§ Aim
Pictures must not be retyped. Return exactly the lines from the one with "Output the Python" through the one with "plt.rcParams['font.family'] = ['Liberation", both included, and no others.

§ Listing
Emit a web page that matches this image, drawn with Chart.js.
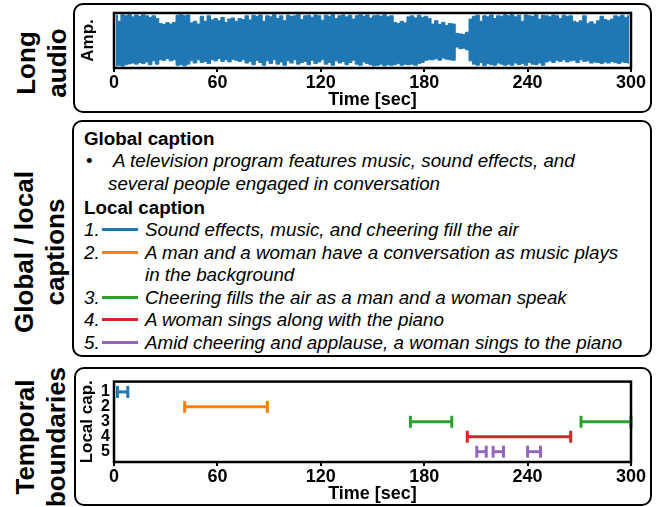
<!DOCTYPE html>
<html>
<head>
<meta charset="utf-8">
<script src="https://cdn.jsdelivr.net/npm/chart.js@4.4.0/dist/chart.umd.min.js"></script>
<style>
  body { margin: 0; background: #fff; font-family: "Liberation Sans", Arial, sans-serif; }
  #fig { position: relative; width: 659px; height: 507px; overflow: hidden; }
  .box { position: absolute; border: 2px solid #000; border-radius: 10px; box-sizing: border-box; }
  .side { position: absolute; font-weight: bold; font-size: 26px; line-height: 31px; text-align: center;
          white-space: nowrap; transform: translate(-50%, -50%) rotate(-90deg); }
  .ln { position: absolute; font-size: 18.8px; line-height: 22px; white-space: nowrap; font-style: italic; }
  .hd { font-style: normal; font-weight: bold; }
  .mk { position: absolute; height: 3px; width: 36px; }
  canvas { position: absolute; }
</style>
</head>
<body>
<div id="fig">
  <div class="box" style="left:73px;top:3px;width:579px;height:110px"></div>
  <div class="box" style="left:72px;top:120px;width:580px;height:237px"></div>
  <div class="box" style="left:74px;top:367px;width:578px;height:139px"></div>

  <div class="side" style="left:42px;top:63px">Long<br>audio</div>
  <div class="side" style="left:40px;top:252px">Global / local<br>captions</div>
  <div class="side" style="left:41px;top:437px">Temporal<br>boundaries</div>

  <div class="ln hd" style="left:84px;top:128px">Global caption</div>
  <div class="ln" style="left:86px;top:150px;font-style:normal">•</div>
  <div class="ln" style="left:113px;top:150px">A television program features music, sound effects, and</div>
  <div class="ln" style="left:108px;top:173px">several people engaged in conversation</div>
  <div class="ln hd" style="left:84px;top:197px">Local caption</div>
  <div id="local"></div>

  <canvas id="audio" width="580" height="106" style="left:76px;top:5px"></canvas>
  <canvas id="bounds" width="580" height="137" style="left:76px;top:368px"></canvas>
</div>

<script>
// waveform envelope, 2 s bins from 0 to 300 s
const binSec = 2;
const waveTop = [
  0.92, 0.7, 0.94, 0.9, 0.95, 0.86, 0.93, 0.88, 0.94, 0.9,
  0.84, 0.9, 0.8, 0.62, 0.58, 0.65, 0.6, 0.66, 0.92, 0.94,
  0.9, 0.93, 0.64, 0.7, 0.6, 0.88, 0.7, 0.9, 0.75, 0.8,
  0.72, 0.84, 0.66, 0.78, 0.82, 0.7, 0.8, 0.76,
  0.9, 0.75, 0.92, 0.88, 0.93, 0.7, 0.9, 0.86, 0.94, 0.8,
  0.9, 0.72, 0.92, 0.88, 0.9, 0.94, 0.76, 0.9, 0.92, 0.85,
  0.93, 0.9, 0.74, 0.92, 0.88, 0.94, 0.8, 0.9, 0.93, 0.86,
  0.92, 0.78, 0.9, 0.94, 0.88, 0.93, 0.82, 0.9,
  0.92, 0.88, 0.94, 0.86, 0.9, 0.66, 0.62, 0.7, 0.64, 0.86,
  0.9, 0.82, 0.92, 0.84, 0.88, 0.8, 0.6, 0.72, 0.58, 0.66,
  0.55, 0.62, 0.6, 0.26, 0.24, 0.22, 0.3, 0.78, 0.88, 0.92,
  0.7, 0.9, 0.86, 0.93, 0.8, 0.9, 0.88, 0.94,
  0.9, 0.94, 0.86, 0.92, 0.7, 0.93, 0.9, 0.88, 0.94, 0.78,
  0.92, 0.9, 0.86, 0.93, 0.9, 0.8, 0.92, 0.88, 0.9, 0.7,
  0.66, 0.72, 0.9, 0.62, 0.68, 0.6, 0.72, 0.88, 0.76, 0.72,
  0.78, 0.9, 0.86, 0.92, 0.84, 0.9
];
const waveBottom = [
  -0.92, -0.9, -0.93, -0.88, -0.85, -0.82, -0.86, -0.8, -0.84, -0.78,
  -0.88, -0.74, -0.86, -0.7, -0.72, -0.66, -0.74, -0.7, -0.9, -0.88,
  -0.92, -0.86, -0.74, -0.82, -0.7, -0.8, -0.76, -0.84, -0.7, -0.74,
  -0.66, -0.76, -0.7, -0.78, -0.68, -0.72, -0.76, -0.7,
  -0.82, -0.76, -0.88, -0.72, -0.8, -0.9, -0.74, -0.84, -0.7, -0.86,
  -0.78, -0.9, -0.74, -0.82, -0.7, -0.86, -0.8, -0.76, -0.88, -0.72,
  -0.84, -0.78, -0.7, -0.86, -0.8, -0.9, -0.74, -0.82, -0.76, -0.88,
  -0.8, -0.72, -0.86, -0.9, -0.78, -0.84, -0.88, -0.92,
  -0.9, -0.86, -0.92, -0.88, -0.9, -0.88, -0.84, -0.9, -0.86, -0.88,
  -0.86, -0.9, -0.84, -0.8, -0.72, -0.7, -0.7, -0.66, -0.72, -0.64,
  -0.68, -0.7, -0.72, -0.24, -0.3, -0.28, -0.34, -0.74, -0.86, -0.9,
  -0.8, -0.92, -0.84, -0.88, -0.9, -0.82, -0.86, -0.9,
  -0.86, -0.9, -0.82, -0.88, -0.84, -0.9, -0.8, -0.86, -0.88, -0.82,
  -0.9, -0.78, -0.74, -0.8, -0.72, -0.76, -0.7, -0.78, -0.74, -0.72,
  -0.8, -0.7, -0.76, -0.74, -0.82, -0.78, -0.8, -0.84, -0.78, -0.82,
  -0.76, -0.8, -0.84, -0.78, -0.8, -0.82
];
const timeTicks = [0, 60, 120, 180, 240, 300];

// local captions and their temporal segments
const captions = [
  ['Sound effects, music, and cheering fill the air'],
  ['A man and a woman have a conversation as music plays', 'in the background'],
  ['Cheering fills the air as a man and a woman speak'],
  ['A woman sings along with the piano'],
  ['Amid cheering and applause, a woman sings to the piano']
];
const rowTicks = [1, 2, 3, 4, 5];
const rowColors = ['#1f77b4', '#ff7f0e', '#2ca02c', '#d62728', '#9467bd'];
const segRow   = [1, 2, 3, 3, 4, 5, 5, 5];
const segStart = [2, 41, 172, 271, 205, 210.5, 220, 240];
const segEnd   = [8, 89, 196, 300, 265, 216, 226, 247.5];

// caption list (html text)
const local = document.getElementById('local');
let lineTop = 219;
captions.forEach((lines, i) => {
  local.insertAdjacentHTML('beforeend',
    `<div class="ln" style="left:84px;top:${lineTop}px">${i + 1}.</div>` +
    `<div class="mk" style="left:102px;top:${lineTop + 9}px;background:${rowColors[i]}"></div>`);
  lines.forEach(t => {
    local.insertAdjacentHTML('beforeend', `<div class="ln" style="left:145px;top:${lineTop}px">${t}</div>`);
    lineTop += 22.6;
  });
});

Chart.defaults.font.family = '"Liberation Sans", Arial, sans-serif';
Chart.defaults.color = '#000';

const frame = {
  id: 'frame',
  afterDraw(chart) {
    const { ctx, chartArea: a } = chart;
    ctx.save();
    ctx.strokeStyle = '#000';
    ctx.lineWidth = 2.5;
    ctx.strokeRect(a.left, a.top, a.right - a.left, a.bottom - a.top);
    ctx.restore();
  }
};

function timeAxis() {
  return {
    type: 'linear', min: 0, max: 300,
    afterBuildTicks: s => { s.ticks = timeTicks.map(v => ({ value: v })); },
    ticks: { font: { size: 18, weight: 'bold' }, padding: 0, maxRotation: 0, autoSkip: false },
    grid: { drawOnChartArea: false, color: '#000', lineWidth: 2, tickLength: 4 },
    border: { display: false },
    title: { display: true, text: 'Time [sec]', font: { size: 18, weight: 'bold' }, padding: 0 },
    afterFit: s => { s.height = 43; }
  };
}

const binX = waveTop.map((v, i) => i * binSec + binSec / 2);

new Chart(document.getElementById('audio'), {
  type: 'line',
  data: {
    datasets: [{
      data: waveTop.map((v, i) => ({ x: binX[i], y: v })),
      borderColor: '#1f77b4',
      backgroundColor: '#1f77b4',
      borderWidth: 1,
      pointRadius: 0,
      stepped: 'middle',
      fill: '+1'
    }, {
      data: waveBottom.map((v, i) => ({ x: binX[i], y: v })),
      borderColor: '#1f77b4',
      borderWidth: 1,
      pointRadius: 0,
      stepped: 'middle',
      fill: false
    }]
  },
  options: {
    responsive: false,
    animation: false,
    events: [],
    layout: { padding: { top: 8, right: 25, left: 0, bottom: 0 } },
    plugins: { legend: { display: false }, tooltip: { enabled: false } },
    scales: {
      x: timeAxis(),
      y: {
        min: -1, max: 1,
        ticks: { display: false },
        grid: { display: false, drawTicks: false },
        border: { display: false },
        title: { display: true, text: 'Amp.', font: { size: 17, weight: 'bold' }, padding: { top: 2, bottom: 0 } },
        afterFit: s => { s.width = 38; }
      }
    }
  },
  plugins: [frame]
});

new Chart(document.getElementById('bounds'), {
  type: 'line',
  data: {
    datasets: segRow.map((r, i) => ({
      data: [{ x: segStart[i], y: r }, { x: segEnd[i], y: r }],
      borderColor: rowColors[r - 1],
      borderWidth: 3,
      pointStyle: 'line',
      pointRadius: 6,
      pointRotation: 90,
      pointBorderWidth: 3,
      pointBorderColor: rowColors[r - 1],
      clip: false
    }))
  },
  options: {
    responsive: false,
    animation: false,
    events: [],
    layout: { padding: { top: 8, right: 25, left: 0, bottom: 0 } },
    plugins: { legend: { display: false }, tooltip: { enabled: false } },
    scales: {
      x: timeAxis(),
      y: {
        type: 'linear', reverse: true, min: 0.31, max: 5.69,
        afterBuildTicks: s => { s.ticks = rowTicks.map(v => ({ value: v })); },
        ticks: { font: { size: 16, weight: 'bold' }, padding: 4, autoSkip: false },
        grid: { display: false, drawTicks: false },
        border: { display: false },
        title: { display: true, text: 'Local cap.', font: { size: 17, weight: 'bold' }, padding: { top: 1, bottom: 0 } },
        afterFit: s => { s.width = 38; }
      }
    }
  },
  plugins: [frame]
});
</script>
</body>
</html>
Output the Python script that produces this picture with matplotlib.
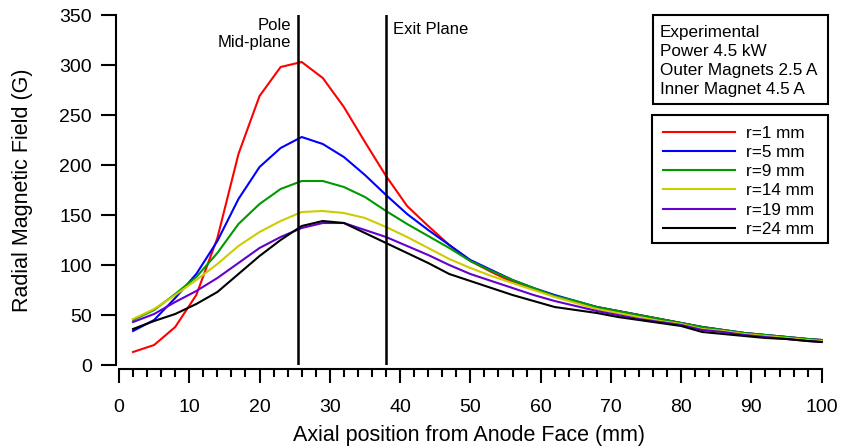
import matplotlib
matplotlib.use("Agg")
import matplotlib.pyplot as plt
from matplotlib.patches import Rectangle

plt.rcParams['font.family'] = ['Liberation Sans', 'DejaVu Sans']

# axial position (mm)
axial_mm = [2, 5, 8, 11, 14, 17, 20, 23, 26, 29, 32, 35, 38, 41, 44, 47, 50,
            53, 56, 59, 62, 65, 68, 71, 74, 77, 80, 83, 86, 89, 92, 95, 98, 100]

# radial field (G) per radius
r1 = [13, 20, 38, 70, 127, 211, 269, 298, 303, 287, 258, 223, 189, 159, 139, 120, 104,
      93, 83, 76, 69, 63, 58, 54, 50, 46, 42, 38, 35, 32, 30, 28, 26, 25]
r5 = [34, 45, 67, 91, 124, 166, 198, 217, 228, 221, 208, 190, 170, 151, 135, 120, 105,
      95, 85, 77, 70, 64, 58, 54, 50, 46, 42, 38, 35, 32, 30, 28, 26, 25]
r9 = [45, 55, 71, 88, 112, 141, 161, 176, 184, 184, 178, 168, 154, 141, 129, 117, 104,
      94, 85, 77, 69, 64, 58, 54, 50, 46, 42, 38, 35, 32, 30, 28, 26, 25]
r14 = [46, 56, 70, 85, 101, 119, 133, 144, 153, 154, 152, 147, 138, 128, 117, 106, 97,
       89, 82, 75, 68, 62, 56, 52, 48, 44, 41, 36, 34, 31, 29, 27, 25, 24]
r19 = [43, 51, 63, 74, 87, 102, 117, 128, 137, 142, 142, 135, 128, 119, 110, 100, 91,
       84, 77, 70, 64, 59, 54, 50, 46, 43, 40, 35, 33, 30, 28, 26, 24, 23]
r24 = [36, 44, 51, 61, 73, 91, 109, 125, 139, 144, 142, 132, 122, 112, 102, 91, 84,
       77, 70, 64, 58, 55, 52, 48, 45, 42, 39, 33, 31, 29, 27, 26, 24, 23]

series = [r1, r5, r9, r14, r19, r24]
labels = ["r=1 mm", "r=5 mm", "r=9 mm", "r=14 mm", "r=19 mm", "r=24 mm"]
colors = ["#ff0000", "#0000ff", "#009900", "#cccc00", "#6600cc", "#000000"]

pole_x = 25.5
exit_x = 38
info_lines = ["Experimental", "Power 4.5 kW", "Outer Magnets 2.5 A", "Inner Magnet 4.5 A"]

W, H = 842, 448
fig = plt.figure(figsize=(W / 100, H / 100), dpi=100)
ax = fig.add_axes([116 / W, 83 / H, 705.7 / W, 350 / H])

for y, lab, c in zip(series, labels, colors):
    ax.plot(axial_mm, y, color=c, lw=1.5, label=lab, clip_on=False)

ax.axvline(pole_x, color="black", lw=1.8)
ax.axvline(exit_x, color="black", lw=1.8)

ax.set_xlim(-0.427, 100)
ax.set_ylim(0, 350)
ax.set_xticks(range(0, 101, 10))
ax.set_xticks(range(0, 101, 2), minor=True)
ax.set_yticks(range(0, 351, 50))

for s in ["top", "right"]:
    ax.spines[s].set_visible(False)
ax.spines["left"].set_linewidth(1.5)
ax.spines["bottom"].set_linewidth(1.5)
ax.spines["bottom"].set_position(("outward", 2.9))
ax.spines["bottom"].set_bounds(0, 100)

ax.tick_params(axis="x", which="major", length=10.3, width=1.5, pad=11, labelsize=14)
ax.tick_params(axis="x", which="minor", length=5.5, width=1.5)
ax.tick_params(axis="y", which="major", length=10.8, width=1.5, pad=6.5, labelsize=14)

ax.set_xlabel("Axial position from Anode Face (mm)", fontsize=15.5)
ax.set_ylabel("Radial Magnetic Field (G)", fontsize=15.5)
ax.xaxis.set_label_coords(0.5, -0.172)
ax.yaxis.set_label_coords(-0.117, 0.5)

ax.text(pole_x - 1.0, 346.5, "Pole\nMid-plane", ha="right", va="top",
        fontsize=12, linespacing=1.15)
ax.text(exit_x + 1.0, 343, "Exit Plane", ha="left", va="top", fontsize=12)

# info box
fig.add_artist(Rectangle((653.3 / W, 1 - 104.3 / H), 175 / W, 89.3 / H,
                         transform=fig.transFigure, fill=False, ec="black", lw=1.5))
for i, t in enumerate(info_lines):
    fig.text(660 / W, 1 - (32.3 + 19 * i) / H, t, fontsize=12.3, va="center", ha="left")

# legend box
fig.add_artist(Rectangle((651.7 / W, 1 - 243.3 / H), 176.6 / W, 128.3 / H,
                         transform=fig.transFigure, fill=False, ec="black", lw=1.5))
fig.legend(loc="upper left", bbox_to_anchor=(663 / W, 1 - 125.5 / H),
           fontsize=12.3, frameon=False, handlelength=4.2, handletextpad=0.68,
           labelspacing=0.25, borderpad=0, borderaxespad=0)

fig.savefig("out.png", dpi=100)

§ Exercise solution
Output the Python script that produces this picture with matplotlib.
import matplotlib
matplotlib.use("Agg")
import matplotlib.pyplot as plt
from matplotlib.patches import Rectangle

plt.rcParams['font.family'] = ['Liberation Sans', 'DejaVu Sans']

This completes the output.